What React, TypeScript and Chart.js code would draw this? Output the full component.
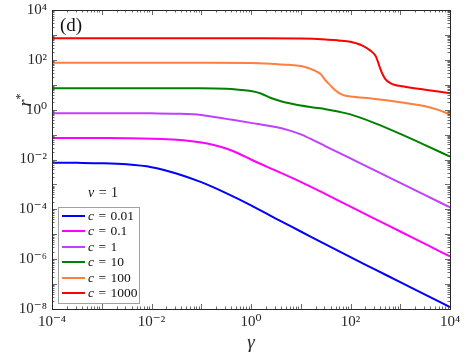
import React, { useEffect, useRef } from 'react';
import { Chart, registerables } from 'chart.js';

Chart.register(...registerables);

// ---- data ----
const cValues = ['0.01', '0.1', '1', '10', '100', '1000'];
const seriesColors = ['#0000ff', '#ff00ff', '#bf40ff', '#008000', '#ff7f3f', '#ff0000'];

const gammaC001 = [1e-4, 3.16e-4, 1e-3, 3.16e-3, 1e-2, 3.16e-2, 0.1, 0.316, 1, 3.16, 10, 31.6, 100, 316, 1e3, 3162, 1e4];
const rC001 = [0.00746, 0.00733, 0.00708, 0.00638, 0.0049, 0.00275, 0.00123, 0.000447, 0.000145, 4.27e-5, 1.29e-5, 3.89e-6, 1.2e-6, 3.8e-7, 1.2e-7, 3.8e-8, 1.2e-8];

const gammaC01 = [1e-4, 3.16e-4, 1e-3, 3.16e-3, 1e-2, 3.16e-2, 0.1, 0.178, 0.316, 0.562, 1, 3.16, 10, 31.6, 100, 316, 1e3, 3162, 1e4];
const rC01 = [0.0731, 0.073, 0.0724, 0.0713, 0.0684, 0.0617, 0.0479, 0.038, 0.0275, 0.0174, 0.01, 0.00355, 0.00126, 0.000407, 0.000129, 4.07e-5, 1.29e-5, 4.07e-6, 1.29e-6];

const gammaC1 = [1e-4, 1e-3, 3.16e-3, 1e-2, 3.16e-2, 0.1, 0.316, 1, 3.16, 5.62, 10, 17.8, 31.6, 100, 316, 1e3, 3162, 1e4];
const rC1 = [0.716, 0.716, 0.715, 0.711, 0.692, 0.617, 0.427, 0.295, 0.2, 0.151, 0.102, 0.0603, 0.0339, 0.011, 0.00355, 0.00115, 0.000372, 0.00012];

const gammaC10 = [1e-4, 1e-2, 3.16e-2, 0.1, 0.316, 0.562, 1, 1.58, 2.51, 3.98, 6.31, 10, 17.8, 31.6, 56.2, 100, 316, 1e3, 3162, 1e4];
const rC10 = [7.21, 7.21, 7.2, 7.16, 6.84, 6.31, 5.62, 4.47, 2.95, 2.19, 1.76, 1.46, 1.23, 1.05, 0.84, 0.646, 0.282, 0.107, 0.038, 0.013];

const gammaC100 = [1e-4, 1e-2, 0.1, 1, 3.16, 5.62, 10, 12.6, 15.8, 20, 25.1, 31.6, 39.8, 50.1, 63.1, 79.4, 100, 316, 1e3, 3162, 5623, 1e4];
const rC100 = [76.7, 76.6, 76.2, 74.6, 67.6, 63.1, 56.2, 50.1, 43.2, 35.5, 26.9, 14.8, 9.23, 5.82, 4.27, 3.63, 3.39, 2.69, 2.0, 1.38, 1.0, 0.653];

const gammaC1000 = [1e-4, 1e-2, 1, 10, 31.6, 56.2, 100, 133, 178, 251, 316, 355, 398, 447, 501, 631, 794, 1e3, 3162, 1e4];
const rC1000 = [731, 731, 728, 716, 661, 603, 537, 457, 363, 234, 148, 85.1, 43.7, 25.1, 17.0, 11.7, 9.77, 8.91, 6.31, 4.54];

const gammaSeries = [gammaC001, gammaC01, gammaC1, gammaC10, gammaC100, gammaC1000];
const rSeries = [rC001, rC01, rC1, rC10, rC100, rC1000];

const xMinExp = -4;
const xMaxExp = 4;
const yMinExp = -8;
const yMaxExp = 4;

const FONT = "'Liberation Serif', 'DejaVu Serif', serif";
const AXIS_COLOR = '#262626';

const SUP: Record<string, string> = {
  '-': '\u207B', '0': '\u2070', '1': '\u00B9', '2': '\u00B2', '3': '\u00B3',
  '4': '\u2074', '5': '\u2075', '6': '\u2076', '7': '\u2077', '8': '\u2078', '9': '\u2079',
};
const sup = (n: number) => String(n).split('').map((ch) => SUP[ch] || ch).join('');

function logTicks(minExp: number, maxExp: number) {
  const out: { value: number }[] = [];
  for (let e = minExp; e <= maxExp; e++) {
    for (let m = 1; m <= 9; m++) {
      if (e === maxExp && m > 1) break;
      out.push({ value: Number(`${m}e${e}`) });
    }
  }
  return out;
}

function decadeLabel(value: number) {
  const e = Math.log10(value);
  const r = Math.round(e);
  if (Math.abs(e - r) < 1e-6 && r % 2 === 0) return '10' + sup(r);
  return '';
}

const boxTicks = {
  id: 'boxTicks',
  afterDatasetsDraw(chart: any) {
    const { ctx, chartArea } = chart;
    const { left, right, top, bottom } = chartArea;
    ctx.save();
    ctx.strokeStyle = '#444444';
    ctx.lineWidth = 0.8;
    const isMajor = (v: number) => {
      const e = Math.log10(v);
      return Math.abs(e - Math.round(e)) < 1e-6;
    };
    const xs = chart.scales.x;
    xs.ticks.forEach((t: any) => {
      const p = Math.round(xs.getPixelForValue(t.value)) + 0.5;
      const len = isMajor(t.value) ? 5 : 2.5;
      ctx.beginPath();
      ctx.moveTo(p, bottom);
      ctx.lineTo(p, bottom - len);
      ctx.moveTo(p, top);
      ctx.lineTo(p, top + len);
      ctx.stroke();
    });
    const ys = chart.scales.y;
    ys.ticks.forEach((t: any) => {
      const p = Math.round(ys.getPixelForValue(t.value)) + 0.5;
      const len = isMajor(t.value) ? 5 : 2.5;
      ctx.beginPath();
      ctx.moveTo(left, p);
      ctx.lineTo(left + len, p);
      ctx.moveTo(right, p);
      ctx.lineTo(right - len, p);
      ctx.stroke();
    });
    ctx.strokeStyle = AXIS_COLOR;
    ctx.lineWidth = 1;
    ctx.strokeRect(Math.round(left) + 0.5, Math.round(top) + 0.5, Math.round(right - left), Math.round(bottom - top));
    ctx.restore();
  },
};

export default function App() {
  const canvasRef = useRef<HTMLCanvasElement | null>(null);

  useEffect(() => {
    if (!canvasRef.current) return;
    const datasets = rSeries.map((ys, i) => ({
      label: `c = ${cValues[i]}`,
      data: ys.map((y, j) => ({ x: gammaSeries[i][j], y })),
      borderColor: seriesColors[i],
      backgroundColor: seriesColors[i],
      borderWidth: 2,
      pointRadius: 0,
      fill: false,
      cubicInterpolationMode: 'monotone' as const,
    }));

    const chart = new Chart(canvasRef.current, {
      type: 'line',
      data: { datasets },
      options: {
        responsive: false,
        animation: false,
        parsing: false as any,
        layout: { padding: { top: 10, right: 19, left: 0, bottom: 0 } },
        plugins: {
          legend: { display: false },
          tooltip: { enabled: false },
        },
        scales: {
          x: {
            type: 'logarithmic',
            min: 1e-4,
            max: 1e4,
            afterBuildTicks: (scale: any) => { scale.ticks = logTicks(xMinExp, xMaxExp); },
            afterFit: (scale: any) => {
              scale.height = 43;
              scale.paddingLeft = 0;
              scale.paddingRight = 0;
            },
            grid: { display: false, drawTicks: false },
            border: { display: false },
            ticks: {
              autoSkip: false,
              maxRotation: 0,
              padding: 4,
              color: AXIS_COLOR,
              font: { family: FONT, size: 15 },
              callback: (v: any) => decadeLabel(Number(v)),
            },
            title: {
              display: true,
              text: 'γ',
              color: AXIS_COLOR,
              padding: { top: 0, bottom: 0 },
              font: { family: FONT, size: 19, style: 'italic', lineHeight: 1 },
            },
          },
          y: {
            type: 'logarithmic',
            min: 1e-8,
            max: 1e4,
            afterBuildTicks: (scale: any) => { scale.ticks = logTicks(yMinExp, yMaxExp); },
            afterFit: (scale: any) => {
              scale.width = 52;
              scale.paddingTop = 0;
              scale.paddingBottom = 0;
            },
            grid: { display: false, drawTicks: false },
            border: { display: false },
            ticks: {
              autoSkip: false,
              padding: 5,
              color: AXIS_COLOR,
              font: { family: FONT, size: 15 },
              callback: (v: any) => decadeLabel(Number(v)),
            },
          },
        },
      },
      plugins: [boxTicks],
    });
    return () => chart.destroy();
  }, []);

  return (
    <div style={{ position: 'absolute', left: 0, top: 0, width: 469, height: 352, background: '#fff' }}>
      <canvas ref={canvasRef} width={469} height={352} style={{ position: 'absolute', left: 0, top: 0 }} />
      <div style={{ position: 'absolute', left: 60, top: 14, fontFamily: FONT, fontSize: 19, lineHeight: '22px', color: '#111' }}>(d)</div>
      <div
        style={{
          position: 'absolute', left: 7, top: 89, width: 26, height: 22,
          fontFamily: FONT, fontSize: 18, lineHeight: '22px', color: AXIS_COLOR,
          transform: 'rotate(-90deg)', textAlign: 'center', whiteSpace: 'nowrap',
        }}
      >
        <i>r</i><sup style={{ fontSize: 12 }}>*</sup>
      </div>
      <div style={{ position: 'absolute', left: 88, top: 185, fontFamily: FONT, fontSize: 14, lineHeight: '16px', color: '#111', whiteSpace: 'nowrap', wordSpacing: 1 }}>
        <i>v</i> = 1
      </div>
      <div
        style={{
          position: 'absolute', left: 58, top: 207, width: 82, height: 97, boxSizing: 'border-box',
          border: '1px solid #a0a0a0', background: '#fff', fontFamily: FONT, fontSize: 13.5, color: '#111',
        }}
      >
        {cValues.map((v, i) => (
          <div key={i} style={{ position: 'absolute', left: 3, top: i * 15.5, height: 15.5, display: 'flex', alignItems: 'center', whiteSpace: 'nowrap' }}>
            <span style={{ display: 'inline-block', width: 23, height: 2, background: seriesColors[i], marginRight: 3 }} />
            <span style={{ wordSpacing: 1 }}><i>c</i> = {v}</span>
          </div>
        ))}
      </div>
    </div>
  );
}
_ _ _ _ _ _ _
WRITTEN EXERCISE: Exactly as written, please give again the lines from the beginning of the listing through the line containing "0.00115, 0.000372, 0.00012];", inclusive, without any pictures.

REPLY:
What React, TypeScript and Chart.js code would draw this? Output the full component.
import React, { useEffect, useRef } from 'react';
import { Chart, registerables } from 'chart.js';

Chart.register(...registerables);

// ---- data ----
const cValues = ['0.01', '0.1', '1', '10', '100', '1000'];
const seriesColors = ['#0000ff', '#ff00ff', '#bf40ff', '#008000', '#ff7f3f', '#ff0000'];

const gammaC001 = [1e-4, 3.16e-4, 1e-3, 3.16e-3, 1e-2, 3.16e-2, 0.1, 0.316, 1, 3.16, 10, 31.6, 100, 316, 1e3, 3162, 1e4];
const rC001 = [0.00746, 0.00733, 0.00708, 0.00638, 0.0049, 0.00275, 0.00123, 0.000447, 0.000145, 4.27e-5, 1.29e-5, 3.89e-6, 1.2e-6, 3.8e-7, 1.2e-7, 3.8e-8, 1.2e-8];

const gammaC01 = [1e-4, 3.16e-4, 1e-3, 3.16e-3, 1e-2, 3.16e-2, 0.1, 0.178, 0.316, 0.562, 1, 3.16, 10, 31.6, 100, 316, 1e3, 3162, 1e4];
const rC01 = [0.0731, 0.073, 0.0724, 0.0713, 0.0684, 0.0617, 0.0479, 0.038, 0.0275, 0.0174, 0.01, 0.00355, 0.00126, 0.000407, 0.000129, 4.07e-5, 1.29e-5, 4.07e-6, 1.29e-6];

const gammaC1 = [1e-4, 1e-3, 3.16e-3, 1e-2, 3.16e-2, 0.1, 0.316, 1, 3.16, 5.62, 10, 17.8, 31.6, 100, 316, 1e3, 3162, 1e4];
const rC1 = [0.716, 0.716, 0.715, 0.711, 0.692, 0.617, 0.427, 0.295, 0.2, 0.151, 0.102, 0.0603, 0.0339, 0.011, 0.00355, 0.00115, 0.000372, 0.00012];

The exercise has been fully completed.